IV. La Santa Hermandad y la Seguridad
Y, por si el polvo y los impuestos no bastaran, estaban los bandidos.
- Bandolerismo: Cataluña, Sierra Morena y los pasos de montaña eran el escenario ideal para los salteadores. Hombres sin suerte ni ley, veteranos de guerra, fugitivos o simples desesperados que hacían del camino su coto de caza.
El viajero andaba siempre con una mano en la espada y la otra en la alforja.
- La Santa Hermandad: Para contener el caos, los Reyes Católicos fundaron en 1476 la Santa Hermandad, una especie de policía rural con facultades para juzgar y ahorcar en la misma encrucijada al malhechor. Sus horcas, plantadas junto al camino, eran más eficaces que cualquier sermón. La justicia, en aquellos tiempos, se administraba con soga y ejemplo.
V. Las Causas del Deterioro: El Precio del Imperio
La red de caminos del siglo XVI era un espejo fiel de la España que los parió: grandiosa en ambición, pero pobre en cimientos. El abandono y el deterioro nacieron de un cóctel perfecto de crisis económica, geografía cruel, inseguridad y olvido político.
1. Crisis Financiera y Falta de Inversión Estatal: Castilla sangraba por los cuatro costados del Imperio. El oro de América no bastaba para cubrir las guerras de Italia, Flandes o el Mediterráneo.
El dinero se iba a sostener ejércitos, armadas y virreyes, no caminos.
La Monarquía delegaba el mantenimiento en los municipios, que bastante tenían con sobrevivir. Los concejos pobres apenas reunían fondos, y cuando los reunían, la lluvia y el tiempo los devoraban. Solo se reparaban las rutas de interés militar, aquellas por donde rodaban los cañones o marchaba el rey.
2. Desafíos Geográficos y Climáticos: La península era dura, y los caminos, precarios. Las viejas calzadas romanas, donde aún se veían las huellas de los carros imperiales, servían como única base.
El viajero del Siglo de Oro encontraba tramos pedregosos, abruptos y helados.
En verano el polvo cegaba, en invierno el barro devoraba.
Los ríos, sin puentes estables, eran un suplicio: los de piedra eran raros y antiguos; los de madera, efímeros. Muchos se cruzaban a vado, rezando por no perder la bestia ni la carga. Y quien optaba por la barca debía pagar caro el privilegio.
Las DANAS no son un fenómeno exclusivo de nuestros tiempos. Quienes recorremos los viejos caminos hemos sido testigos recientes de sus estragos: aquellas gotas frías de 2023 que arrasaron puentes, deshicieron sendas y cubrieron de arena los trazos del paisaje. Han pasado casi tres años, y aún yacen sin reconstruir muchos de esos humildes puentes vencidos por las avenidas. Esa misma fuerza, la hidrodinámica implacable de los ríos peninsulares, fue, siglos atrás, la que borró del mapa no pocos puentes romanos, víctimas del mismo enemigo líquido que siempre acecha al viajero.

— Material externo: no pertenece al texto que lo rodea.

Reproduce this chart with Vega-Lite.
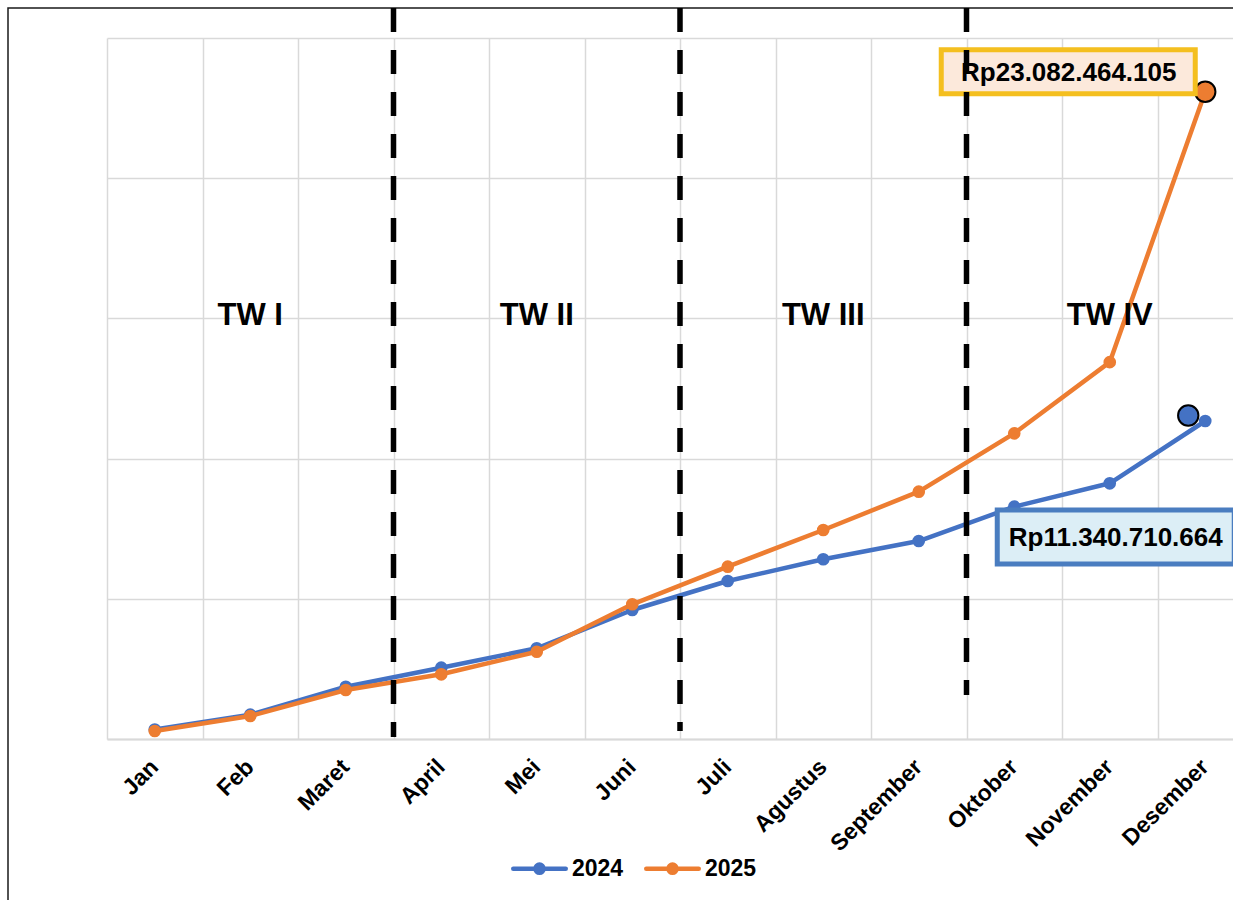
{
  "$schema": "https://vega.github.io/schema/vega-lite/v6.json",
  "width": 1226,
  "height": 893,
  "autosize": {"type": "none"},
  "padding": {"left": 8, "top": 8, "right": -1, "bottom": -1},
  "background": "white",
  "config": {
    "font": "Liberation Sans",
    "view": {"stroke": "#1a1a1a", "strokeWidth": 1.5}
  },
  "resolve": {"axis": {"x": "independent"}},
  "datasets": {
    "sales": [
      {"month": "Jan", "year": "2024", "value": 340000000},
      {"month": "Feb", "year": "2024", "value": 870000000},
      {"month": "Maret", "year": "2024", "value": 1865000000},
      {"month": "April", "year": "2024", "value": 2543000000},
      {"month": "Mei", "year": "2024", "value": 3235000000},
      {"month": "Juni", "year": "2024", "value": 4600000000},
      {"month": "Juli", "year": "2024", "value": 5635000000},
      {"month": "Agustus", "year": "2024", "value": 6409000000},
      {"month": "September", "year": "2024", "value": 7061000000},
      {"month": "Oktober", "year": "2024", "value": 8285000000},
      {"month": "November", "year": "2024", "value": 9119000000},
      {"month": "Desember", "year": "2024", "value": 11340710664, "label": "Rp11.340.710.664"},
      {"month": "Jan", "year": "2025", "value": 285000000},
      {"month": "Feb", "year": "2025", "value": 820000000},
      {"month": "Maret", "year": "2025", "value": 1747000000},
      {"month": "April", "year": "2025", "value": 2307000000},
      {"month": "Mei", "year": "2025", "value": 3113000000},
      {"month": "Juni", "year": "2025", "value": 4804000000},
      {"month": "Juli", "year": "2025", "value": 6145000000},
      {"month": "Agustus", "year": "2025", "value": 7454000000},
      {"month": "September", "year": "2025", "value": 8820000000},
      {"month": "Oktober", "year": "2025", "value": 10900000000},
      {"month": "November", "year": "2025", "value": 13440000000},
      {"month": "Desember", "year": "2025", "value": 23082464105, "label": "Rp23.082.464.105"}
    ],
    "quarters": [
      {"month": "Feb", "q": "TW I", "level": 14760000000},
      {"month": "Mei", "q": "TW II", "level": 14760000000},
      {"month": "Agustus", "q": "TW III", "level": 14760000000},
      {"month": "November", "q": "TW IV", "level": 14760000000}
    ],
    "splits": [
      {"month": "April", "top": 26070000000, "bottom": 71000000},
      {"month": "Juli", "top": 26070000000, "bottom": 285000000},
      {"month": "Oktober", "top": 26070000000, "bottom": 1569000000}
    ]
  },
  "encoding": {
    "x": {
      "field": "month",
      "type": "ordinal",
      "sort": ["Jan", "Feb", "Maret", "April", "Mei", "Juni", "Juli", "Agustus", "September", "Oktober", "November", "Desember"],
      "scale": {
        "type": "band",
        "domain": ["Jan", "Feb", "Maret", "April", "Mei", "Juni", "Juli", "Agustus", "September", "Oktober", "November", "Desember"],
        "range": [99, 1245],
        "paddingInner": 0,
        "paddingOuter": 0
      },
      "axis": null
    },
    "y": {
      "field": "value",
      "type": "quantitative",
      "scale": {"domain": [0, 25000000000], "range": [731, 30], "nice": false, "zero": true},
      "axis": {
        "title": null,
        "labels": false,
        "ticks": false,
        "domain": false,
        "grid": true,
        "values": [0, 5000000000, 10000000000, 15000000000, 20000000000, 25000000000],
        "gridColor": "#D9D9D9",
        "gridWidth": 1.5
      }
    }
  },
  "layer": [
    {
      "data": {"name": "sales"},
      "transform": [{"filter": "datum.year == '2024'"}],
      "mark": {"type": "line", "strokeWidth": 4.5, "strokeJoin": "round", "strokeCap": "round"},
      "encoding": {
        "x": {
          "field": "month",
          "type": "ordinal",
          "sort": ["Jan", "Feb", "Maret", "April", "Mei", "Juni", "Juli", "Agustus", "September", "Oktober", "November", "Desember"],
          "axis": {
            "orient": "top",
            "title": null,
            "labels": false,
            "ticks": false,
            "domain": false,
            "grid": true,
            "gridColor": "#D9D9D9",
            "gridWidth": 1.5,
            "tickBand": "extent"
          }
        },
        "color": {
          "field": "year",
          "type": "nominal",
          "scale": {"domain": ["2024", "2025"], "range": ["#4472C4", "#ED7D31"]},
          "legend": {
            "orient": "none",
            "legendX": 503,
            "legendY": 832,
            "direction": "horizontal",
            "title": null,
            "padding": 0,
            "labelFontSize": 23,
            "labelFontWeight": "bold",
            "labelColor": "#000000",
            "labelOffset": 4,
            "columnPadding": 13,
            "symbolType": "M-1,0H1M0.156,0A0.156,0.156,0,1,1,-0.156,0A0.156,0.156,0,1,1,0.156,0",
            "symbolSize": 2756,
            "symbolStrokeWidth": 4.5,
            "encode": {
              "symbols": {
                "update": {
                  "fill": {"scale": "color", "field": "value"},
                  "stroke": {"scale": "color", "field": "value"},
                  "strokeCap": {"value": "round"},
                  "opacity": {"value": 1}
                }
              }
            }
          }
        }
      }
    },
    {
      "data": {"name": "sales"},
      "transform": [{"filter": "datum.year == '2024'"}],
      "mark": {"type": "point", "filled": true, "size": 160, "opacity": 1},
      "encoding": {
        "x": {
          "field": "month",
          "type": "ordinal",
          "sort": ["Jan", "Feb", "Maret", "April", "Mei", "Juni", "Juli", "Agustus", "September", "Oktober", "November", "Desember"],
          "axis": {
            "orient": "bottom",
            "title": null,
            "labelAngle": -45,
            "labelAlign": "right",
            "labelBaseline": "middle",
            "labelFontSize": 23,
            "labelFontWeight": "bold",
            "labelColor": "#000000",
            "labelPadding": 24,
            "ticks": false,
            "tickSize": 0,
            "domainColor": "#D9D9D9",
            "domainWidth": 2,
            "grid": false,
            "offset": -162,
            "labelFlush": false,
            "labelOverlap": false,
            "labelBound": false
          }
        },
        "color": {"field": "year", "type": "nominal"}
      }
    },
    {
      "data": {"name": "sales"},
      "transform": [{"filter": "datum.year == '2025'"}],
      "mark": {"type": "line", "strokeWidth": 4.5, "strokeJoin": "round", "strokeCap": "round"},
      "encoding": {"color": {"field": "year", "type": "nominal"}}
    },
    {
      "data": {"name": "sales"},
      "transform": [{"filter": "datum.year == '2025'"}],
      "mark": {"type": "point", "filled": true, "size": 160, "opacity": 1},
      "encoding": {"color": {"field": "year", "type": "nominal"}}
    },
    {
      "data": {"name": "sales"},
      "transform": [{"filter": "datum.year == '2025' && datum.month == 'Desember'"}],
      "mark": {"type": "point", "filled": true, "size": 415, "opacity": 1, "fill": "#ED7D31", "stroke": "#000000", "strokeWidth": 2}
    },
    {
      "data": {"name": "sales"},
      "transform": [{"filter": "datum.year == '2024' && datum.month == 'Desember'"}],
      "mark": {"type": "point", "filled": true, "size": 415, "opacity": 1, "fill": "#4472C4", "stroke": "#000000", "strokeWidth": 2, "xOffset": -17, "yOffset": -5.5}
    },
    {
      "data": {"name": "sales"},
      "transform": [{"filter": "datum.year == '2025' && datum.month == 'Desember'"}],
      "mark": {"type": "point", "filled": true, "opacity": 1, "shape": "M-1,-0.1732H1V0.1732H-1Z", "size": 64516, "fill": "#FCE9DB", "stroke": "#F4BF1F", "strokeWidth": 5, "xOffset": -137, "yOffset": -20}
    },
    {
      "data": {"name": "sales"},
      "transform": [{"filter": "datum.year == '2024' && datum.month == 'Desember'"}],
      "mark": {"type": "point", "filled": true, "opacity": 1, "shape": "M-1,-0.228H1V0.228H-1Z", "size": 56169, "fill": "#DCEEF6", "stroke": "#4A7DC0", "strokeWidth": 5, "xOffset": -89.5, "yOffset": 116}
    },
    {
      "data": {"name": "sales"},
      "transform": [{"filter": "datum.year == '2025' && datum.month == 'Desember'"}],
      "mark": {"type": "text", "fontSize": 26, "fontWeight": "bold", "color": "#000000", "align": "center", "baseline": "middle", "xOffset": -136.5, "yOffset": -19},
      "encoding": {"text": {"field": "label"}}
    },
    {
      "data": {"name": "sales"},
      "transform": [{"filter": "datum.year == '2024' && datum.month == 'Desember'"}],
      "mark": {"type": "text", "fontSize": 26, "fontWeight": "bold", "color": "#000000", "align": "center", "baseline": "middle", "xOffset": -89.5, "yOffset": 117},
      "encoding": {"text": {"field": "label"}}
    },
    {
      "data": {"name": "quarters"},
      "mark": {"type": "text", "fontSize": 31, "fontWeight": "bold", "color": "#000000", "align": "center", "baseline": "alphabetic"},
      "encoding": {
        "x": {
          "field": "month",
          "type": "ordinal",
          "sort": ["Jan", "Feb", "Maret", "April", "Mei", "Juni", "Juli", "Agustus", "September", "Oktober", "November", "Desember"]
        },
        "y": {"field": "level", "type": "quantitative"},
        "text": {"field": "q", "type": "nominal"}
      }
    },
    {
      "data": {"name": "splits"},
      "mark": {"type": "rule", "color": "#000000", "strokeWidth": 5.5, "strokeDash": [24, 18]},
      "encoding": {
        "x": {
          "field": "month",
          "type": "ordinal",
          "sort": ["Jan", "Feb", "Maret", "April", "Mei", "Juni", "Juli", "Agustus", "September", "Oktober", "November", "Desember"],
          "bandPosition": 0
        },
        "y": {"field": "top", "type": "quantitative"},
        "y2": {"field": "bottom"}
      }
    }
  ]
}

3. Factores Sociales y de Inseguridad: La inseguridad completaba el cuadro. Bandoleros al acecho, ventas miserables y despoblados inmensos hacían de cada jornada una aventura.
La despoblación, tras la expulsión de moriscos y la emigración a las Indias, dejó amplias zonas desiertas. Las ventas, a veces simples chozas, ofrecían más pulgas que reposo.
Al mismo tiempo, la corte errante y el auge del correo impulsaron rutas nuevas, relegando al olvido caminos históricos como el de Uclés, antaño vital y ahora perdido bajo la maleza.
Y, por si faltara algo, las disputas jurisdiccionales entre señoríos, órdenes y concejos entorpecían cualquier intento de mejora: cada cual quería cobrar, pero ninguno pagar.
Epílogo: El Polvo del Imperio
Así era la España del Siglo de Oro: un imperio que enviaba galeones a América pero no podía garantizar un puente sobre el Alberche.
Entre el polvo y el pontazgo se movía la vida cotidiana del imperio, sostenida por los hombros anónimos de carreteros, alcaldes de aldea y arrieros que sabían más de barro que de gloria.
Y, mientras tanto, los correos del rey galopaban sobre caminos rotos llevando órdenes imperiales a un mundo que, desde los puertos de Sevilla hasta los desfiladeros de los Pirineos, parecía sostenerse a fuerza de milagro y obstinación.